Leningrad, whose capture seemed imminent, was to be accorded the same treatment, through minus the artificial lake. On 29 September 1941, the Führer’s orders were transmitted to Army Group North -

 

Subject: Future of the City of Peterburg

II. The Führer is determined to remove the city of Petersburg from the face of the earth. After the defeat of Soviet Russia there can be no interest in the continued existence of this large urban areas.

III. It is intended to encircle the town and level it to the ground by means of artillery bombardment using every calibre of weapon, and continual air bombardment.

IV. Requests for surrender resulting from the city’s encirclement will be denied, since the problem of relocating and feeding the population cannot and should not be solved by us. In this war for our very existence, there can be no interest on our part in maintaining even a part of this large urban population.

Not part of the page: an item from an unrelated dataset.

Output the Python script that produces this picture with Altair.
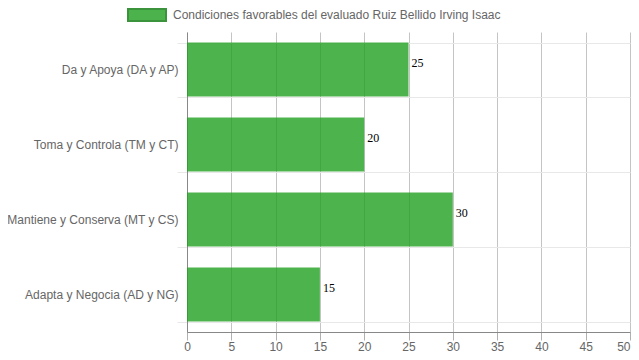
import altair as alt
import pandas as pd

categories = ["Da y Apoya (DA y AP)", "Toma y Controla (TM y CT)",
              "Mantiene y Conserva (MT y CS)", "Adapta y Negocia (AD y NG)"]
values = [25, 20, 30, 15]
series_name = "Condiciones favorables del evaluado Ruiz Bellido Irving Isaac"
x_ticks = list(range(0, 55, 5))

df = pd.DataFrame({"cat": categories, "val": values, "serie": [series_name] * 4})

y_enc = alt.Y("cat:N", sort=categories, title=None,
              scale=alt.Scale(paddingInner=0.28, paddingOuter=0.14),
              axis=alt.Axis(tickBand="extent", grid=True, gridColor="#e8e8e8",
                            tickColor="#e8e8e8", tickSize=10, domainColor="#888",
                            labelColor="#666", labelFont="Liberation Sans",
                            labelFontSize=12, labelPadding=-1, labelLimit=300))
x_enc = alt.X("val:Q", title=None,
              scale=alt.Scale(domain=[0, 50], nice=False),
              axis=alt.Axis(values=x_ticks, grid=True, gridColor="#c4c4c4",
                            tickColor="#b0b0b0", tickSize=8, domainColor="#888",
                            labelColor="#666", labelFont="Liberation Sans",
                            labelFontSize=12, labelPadding=1, labelFlush=False,
                            labelAlign=alt.ExprRef("datum.value == 50 ? 'right' : 'center'"),
                            labelBound=False))

bars = alt.Chart(df).mark_bar(opacity=0.8).encode(
    x=x_enc, y=y_enc,
    color=alt.Color("serie:N", scale=alt.Scale(range=["#20a01f"]),
                    legend=alt.Legend(title=None, orient="none", legendX=-60, legendY=-37,
                                      symbolType="M-1,-0.3158H1V0.3158H-1Z",
                                      symbolSize=1444, symbolStrokeColor="#0b7a0b",
                                      symbolStrokeWidth=2, symbolOpacity=0.8,
                                      labelColor="#666",
                                      labelFont="Liberation Sans", labelFontSize=12,
                                      labelOffset=6, padding=0, labelLimit=500)),
)

labels = alt.Chart(df).mark_text(align="left", baseline="alphabetic", dx=3, dy=-3,
                                 font="Liberation Serif", fontSize=12, color="#000").encode(
    x="val:Q", y=alt.Y("cat:N", sort=categories), text="val:Q")

chart = alt.layer(bars, labels).properties(
    width=443, height=300,
    autosize=alt.AutoSizeParams(type="none"),
    padding={"left": 179, "top": 24, "right": 1, "bottom": 20},
).configure_view(stroke=None)

chart.save("out.html", embed_options={"renderer": "svg", "actions": False})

In other words, the population of Leningrad was to be eradicated.[1]...

 

Therefore I conclude that the siege of Leningrad was a siege unique in history, conducted for the purpose not of forcing a city's surrender, but of wiping that city and its entire population from the face of the earth. German troops had instructions to shoot down any inhabitants of the city who, driven by hunger, tried to leave the encirclement in the direction of the German lines.

 

 

 



[1] Source: Frederic V. Grunfeld, The Hitler File: A Social History of Germany and the Nazis 1918-45, Bonanza Books New York, 1979. Grunfeld is quoting: Max Domarus: “Hitler, Reden und Proklamationen, 1932-1945”, Munich 1965, page 1755.